- **Records provided**:
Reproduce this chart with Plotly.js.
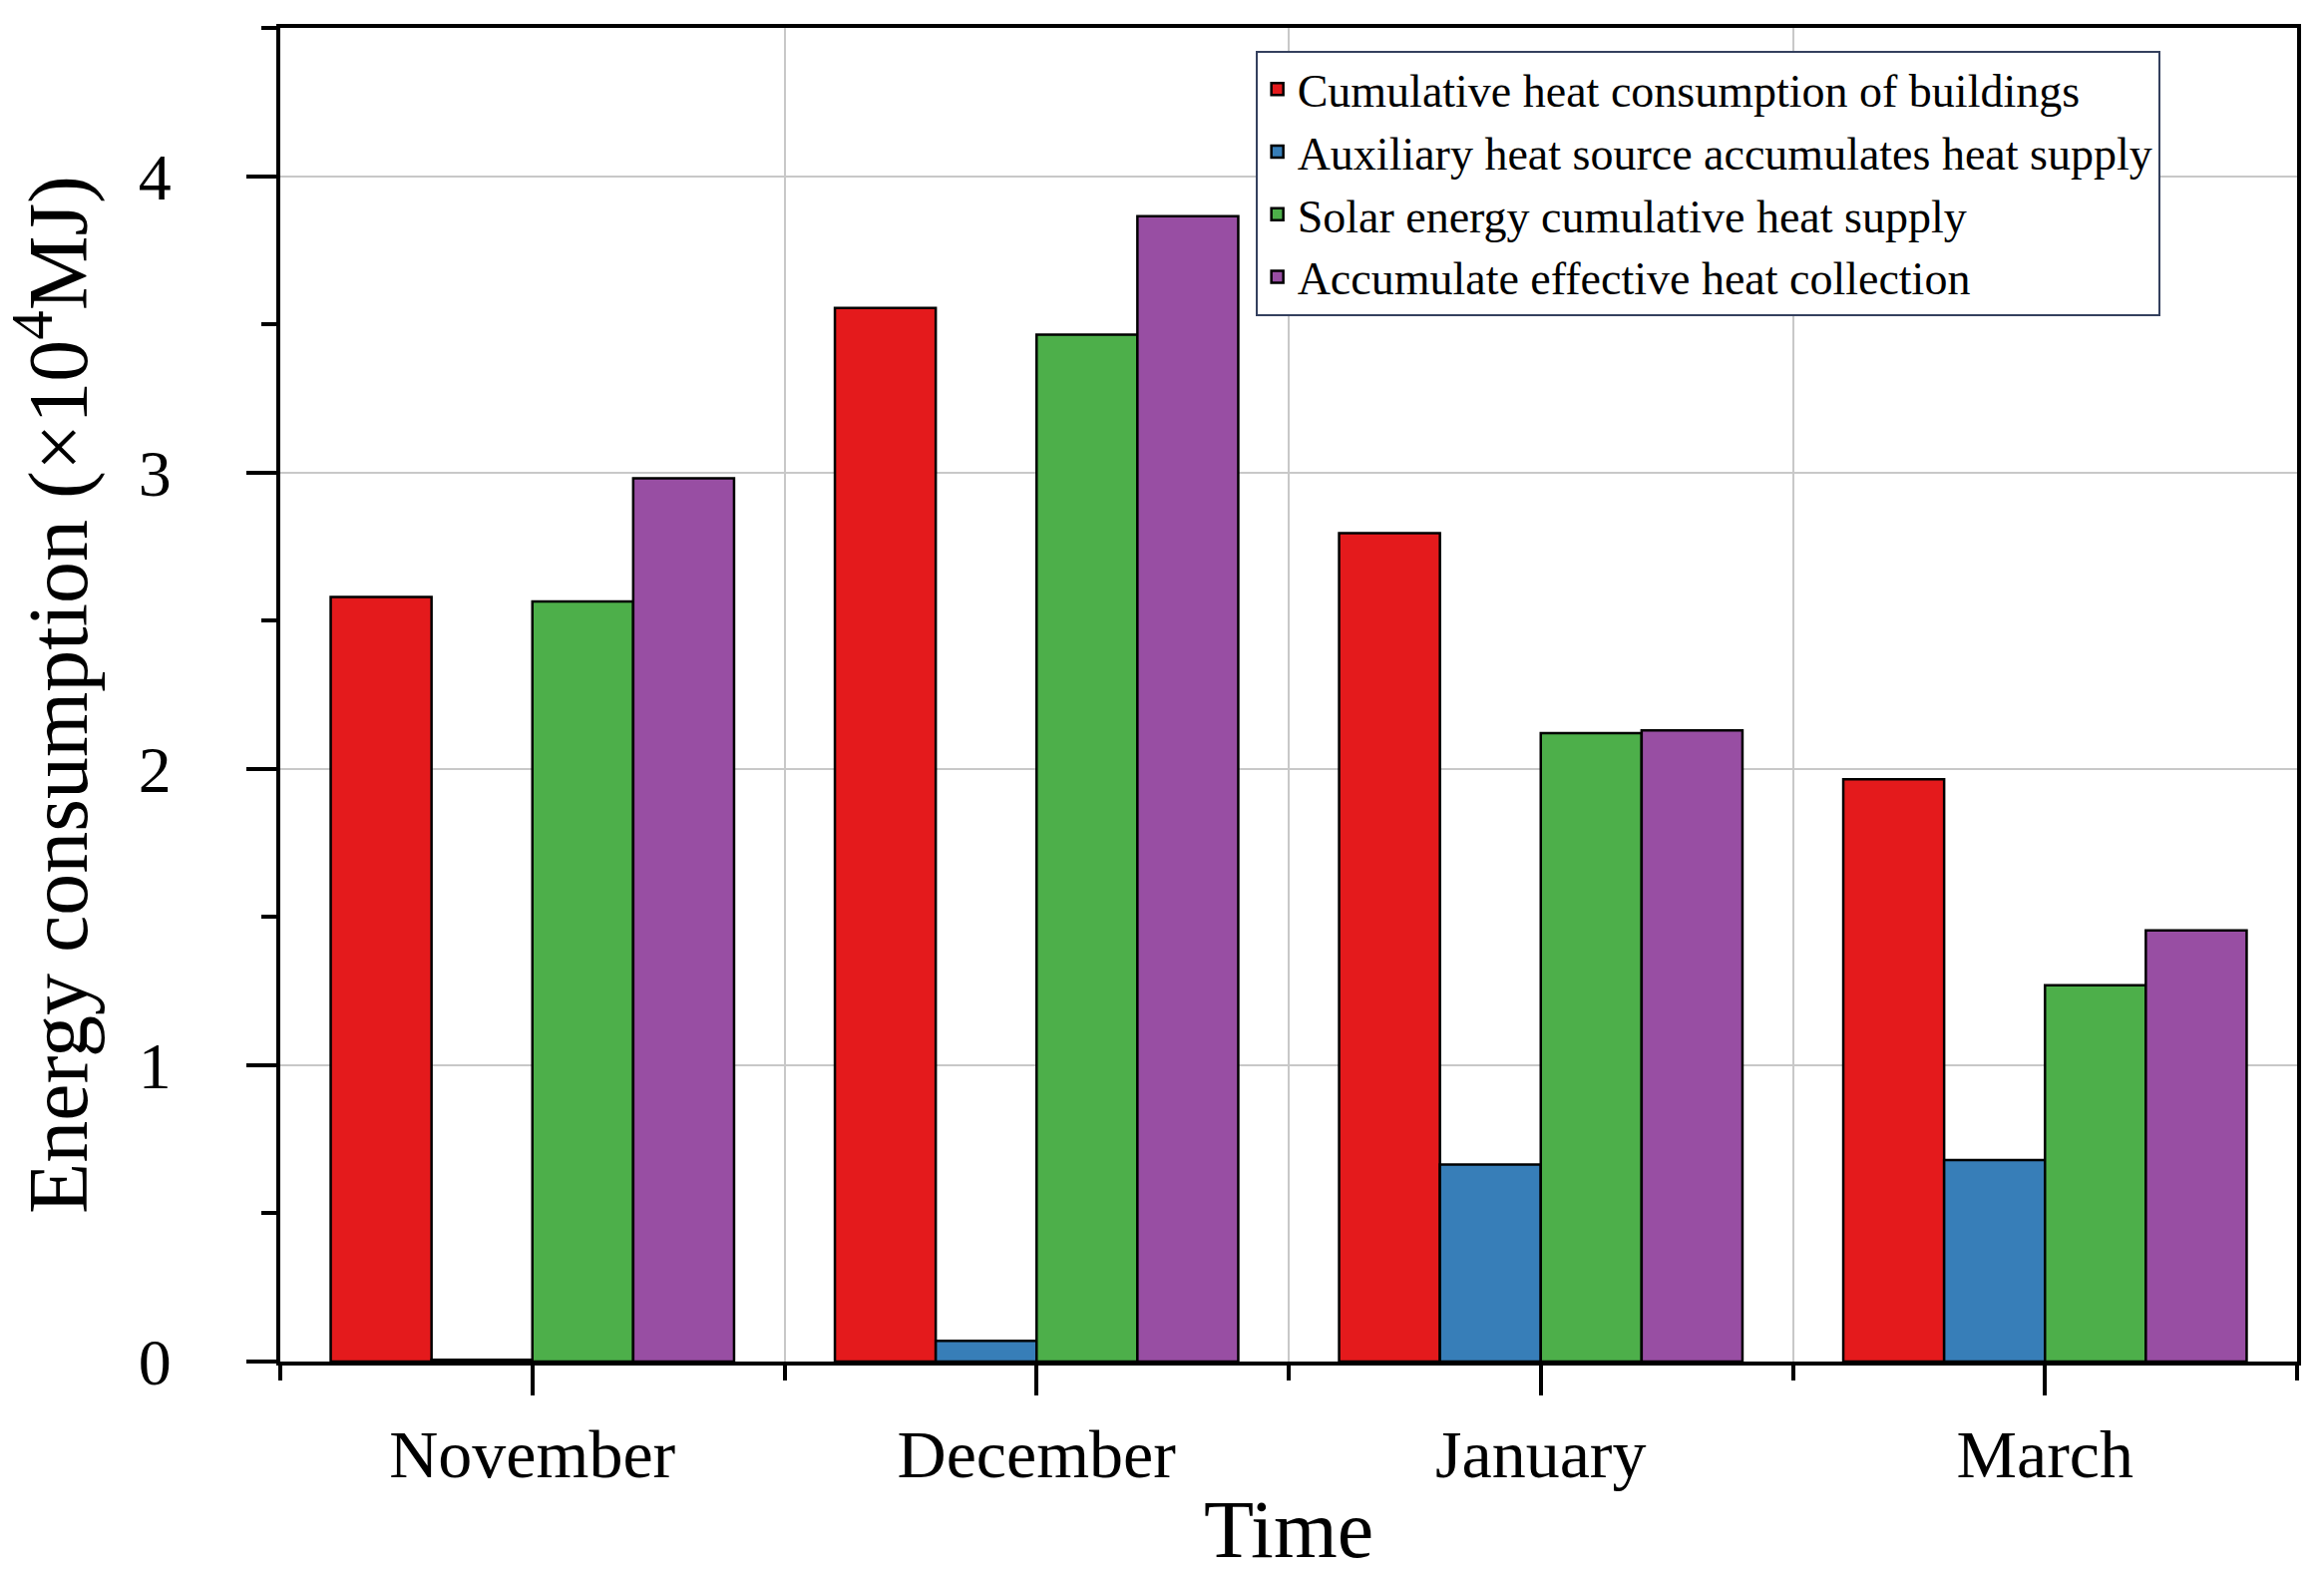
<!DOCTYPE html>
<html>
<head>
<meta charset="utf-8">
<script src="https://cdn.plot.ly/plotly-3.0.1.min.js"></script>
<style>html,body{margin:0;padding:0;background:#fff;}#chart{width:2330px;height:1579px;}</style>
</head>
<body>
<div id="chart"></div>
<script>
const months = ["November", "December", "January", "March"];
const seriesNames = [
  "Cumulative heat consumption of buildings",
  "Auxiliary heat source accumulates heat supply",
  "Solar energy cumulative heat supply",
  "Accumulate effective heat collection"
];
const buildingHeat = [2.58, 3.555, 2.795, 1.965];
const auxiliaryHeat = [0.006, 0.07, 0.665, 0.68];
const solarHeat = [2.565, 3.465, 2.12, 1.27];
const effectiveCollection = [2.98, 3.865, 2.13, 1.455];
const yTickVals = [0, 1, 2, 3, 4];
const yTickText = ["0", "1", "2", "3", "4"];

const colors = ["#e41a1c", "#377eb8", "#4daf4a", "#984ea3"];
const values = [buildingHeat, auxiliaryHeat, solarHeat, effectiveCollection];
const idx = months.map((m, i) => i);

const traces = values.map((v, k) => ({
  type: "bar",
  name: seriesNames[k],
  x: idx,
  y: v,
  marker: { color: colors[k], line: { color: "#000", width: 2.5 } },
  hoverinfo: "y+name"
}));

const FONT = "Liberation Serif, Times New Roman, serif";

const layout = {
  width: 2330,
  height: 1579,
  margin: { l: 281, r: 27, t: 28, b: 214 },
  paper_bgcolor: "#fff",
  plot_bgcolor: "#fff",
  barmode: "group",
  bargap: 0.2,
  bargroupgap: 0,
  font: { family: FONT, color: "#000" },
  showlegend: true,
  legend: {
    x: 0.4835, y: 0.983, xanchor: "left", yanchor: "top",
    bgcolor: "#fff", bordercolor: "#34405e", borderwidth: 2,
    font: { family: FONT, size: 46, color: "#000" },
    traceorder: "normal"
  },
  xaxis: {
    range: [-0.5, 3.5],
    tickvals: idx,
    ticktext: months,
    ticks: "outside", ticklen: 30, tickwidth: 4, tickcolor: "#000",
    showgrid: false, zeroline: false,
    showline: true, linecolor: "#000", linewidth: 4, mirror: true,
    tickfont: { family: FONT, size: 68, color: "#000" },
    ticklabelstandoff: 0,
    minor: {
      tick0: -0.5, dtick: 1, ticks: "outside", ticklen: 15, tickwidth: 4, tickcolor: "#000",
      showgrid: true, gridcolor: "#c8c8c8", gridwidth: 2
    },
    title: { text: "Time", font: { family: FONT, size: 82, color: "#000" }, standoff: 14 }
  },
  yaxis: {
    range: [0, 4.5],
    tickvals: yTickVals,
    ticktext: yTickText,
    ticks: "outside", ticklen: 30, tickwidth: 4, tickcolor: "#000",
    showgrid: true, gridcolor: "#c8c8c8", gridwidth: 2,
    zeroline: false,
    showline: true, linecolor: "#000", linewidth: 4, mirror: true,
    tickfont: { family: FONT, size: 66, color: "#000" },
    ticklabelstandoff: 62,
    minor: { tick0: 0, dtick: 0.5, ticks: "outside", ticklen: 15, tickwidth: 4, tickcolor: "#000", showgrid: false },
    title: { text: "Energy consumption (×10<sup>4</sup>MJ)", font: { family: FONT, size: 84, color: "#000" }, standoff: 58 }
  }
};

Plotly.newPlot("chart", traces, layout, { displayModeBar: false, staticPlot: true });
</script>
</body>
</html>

...

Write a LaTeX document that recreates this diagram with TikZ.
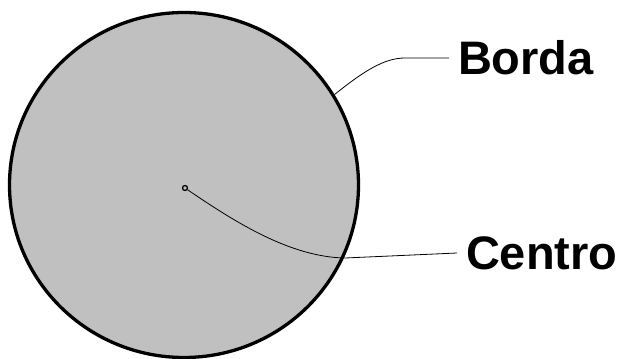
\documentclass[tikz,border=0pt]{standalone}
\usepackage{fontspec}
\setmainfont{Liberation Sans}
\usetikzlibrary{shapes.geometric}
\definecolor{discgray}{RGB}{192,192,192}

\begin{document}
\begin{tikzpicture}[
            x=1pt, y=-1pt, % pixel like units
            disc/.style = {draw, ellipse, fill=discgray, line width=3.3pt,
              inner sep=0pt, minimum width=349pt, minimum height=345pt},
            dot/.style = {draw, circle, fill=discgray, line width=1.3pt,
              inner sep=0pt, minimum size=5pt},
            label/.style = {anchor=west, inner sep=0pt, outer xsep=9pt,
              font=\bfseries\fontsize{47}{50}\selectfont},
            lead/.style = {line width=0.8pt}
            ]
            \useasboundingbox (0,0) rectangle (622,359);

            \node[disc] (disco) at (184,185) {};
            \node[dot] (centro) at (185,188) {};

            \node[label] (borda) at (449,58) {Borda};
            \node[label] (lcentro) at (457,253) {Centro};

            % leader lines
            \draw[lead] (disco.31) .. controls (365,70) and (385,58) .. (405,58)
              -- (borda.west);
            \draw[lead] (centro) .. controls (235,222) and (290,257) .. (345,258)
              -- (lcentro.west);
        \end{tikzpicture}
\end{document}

==

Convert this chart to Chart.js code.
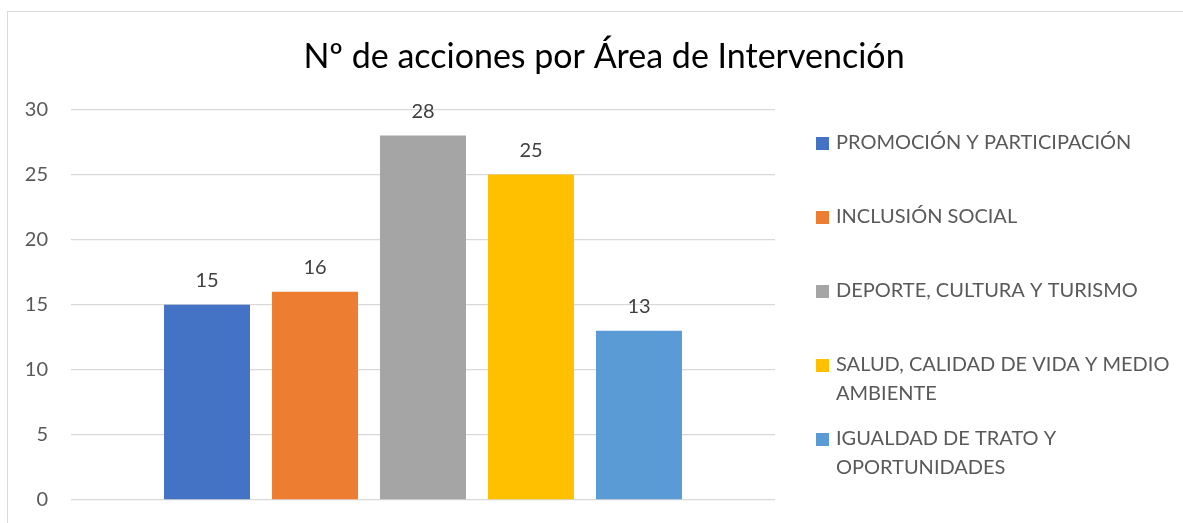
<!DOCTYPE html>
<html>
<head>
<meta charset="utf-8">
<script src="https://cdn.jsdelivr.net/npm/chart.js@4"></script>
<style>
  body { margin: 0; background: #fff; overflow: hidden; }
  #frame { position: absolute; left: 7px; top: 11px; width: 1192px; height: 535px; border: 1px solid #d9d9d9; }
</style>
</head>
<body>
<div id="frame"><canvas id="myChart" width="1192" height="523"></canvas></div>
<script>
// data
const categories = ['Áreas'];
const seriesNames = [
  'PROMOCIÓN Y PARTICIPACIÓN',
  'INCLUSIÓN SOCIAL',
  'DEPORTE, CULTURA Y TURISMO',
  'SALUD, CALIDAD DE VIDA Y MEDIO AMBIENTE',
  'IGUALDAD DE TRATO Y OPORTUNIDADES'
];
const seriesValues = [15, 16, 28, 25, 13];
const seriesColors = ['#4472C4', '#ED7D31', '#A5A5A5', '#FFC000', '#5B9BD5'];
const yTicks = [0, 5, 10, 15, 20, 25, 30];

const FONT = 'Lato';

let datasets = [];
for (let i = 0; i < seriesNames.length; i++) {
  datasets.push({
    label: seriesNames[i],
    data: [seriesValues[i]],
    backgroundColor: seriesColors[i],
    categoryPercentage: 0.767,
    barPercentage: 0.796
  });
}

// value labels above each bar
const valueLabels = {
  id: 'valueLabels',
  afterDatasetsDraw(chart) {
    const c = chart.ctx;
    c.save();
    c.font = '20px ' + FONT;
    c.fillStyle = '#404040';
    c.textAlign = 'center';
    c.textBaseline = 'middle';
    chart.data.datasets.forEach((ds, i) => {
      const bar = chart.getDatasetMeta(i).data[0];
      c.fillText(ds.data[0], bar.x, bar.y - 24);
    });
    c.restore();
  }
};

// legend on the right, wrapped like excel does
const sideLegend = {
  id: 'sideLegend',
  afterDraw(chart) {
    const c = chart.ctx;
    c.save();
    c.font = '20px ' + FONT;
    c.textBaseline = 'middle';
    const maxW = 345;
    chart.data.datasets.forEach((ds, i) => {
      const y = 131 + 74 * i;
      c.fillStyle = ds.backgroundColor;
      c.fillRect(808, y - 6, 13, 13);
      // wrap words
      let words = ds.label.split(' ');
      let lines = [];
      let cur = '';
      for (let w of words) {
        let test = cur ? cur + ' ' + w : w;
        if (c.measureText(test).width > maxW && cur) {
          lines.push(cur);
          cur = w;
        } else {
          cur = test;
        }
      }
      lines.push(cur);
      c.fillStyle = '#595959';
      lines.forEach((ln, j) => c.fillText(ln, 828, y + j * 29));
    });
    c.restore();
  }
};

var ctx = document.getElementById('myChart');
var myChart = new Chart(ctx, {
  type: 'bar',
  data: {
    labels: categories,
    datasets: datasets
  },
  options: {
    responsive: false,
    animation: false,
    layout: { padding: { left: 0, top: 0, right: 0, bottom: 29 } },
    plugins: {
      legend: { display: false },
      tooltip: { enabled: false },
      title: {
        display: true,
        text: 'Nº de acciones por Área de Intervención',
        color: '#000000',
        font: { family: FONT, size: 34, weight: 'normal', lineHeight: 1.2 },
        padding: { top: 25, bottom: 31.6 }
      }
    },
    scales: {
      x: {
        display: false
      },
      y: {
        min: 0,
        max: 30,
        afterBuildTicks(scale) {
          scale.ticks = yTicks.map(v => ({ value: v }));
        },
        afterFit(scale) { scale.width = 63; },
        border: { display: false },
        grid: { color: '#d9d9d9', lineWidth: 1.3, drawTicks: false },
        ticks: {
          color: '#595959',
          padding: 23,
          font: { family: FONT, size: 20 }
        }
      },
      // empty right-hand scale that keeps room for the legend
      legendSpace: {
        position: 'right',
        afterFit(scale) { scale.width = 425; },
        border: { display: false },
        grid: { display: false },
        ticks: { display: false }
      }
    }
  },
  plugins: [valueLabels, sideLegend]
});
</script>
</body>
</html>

- **Problem to work on**:
Keep to the lines between the line with "Reproduce this chart with Plotly.js." and the line with "Serif, Times New", inclusive, and transcribe them without pictures.

- **The completed task**:
Reproduce this chart with Plotly.js.
<!DOCTYPE html>
<html>
<head>
<meta charset="utf-8">
<script src="https://cdn.plot.ly/plotly-3.0.1.min.js"></script>
<style>html,body{margin:0;padding:0;background:#fff;}#chart{width:2330px;height:1579px;}</style>
</head>
<body>
<div id="chart"></div>
<script>
const months = ["November", "December", "January", "March"];
const seriesNames = [
  "Cumulative heat consumption of buildings",
  "Auxiliary heat source accumulates heat supply",
  "Solar energy cumulative heat supply",
  "Accumulate effective heat collection"
];
const buildingHeat = [2.58, 3.555, 2.795, 1.965];
const auxiliaryHeat = [0.006, 0.07, 0.665, 0.68];
const solarHeat = [2.565, 3.465, 2.12, 1.27];
const effectiveCollection = [2.98, 3.865, 2.13, 1.455];
const yTickVals = [0, 1, 2, 3, 4];
const yTickText = ["0", "1", "2", "3", "4"];

const colors = ["#e41a1c", "#377eb8", "#4daf4a", "#984ea3"];
const values = [buildingHeat, auxiliaryHeat, solarHeat, effectiveCollection];
const idx = months.map((m, i) => i);

const traces = values.map((v, k) => ({
  type: "bar",
  name: seriesNames[k],
  x: idx,
  y: v,
  marker: { color: colors[k], line: { color: "#000", width: 2.5 } },
  hoverinfo: "y+name"
}));

const FONT = "Liberation Serif, Times New Roman, serif";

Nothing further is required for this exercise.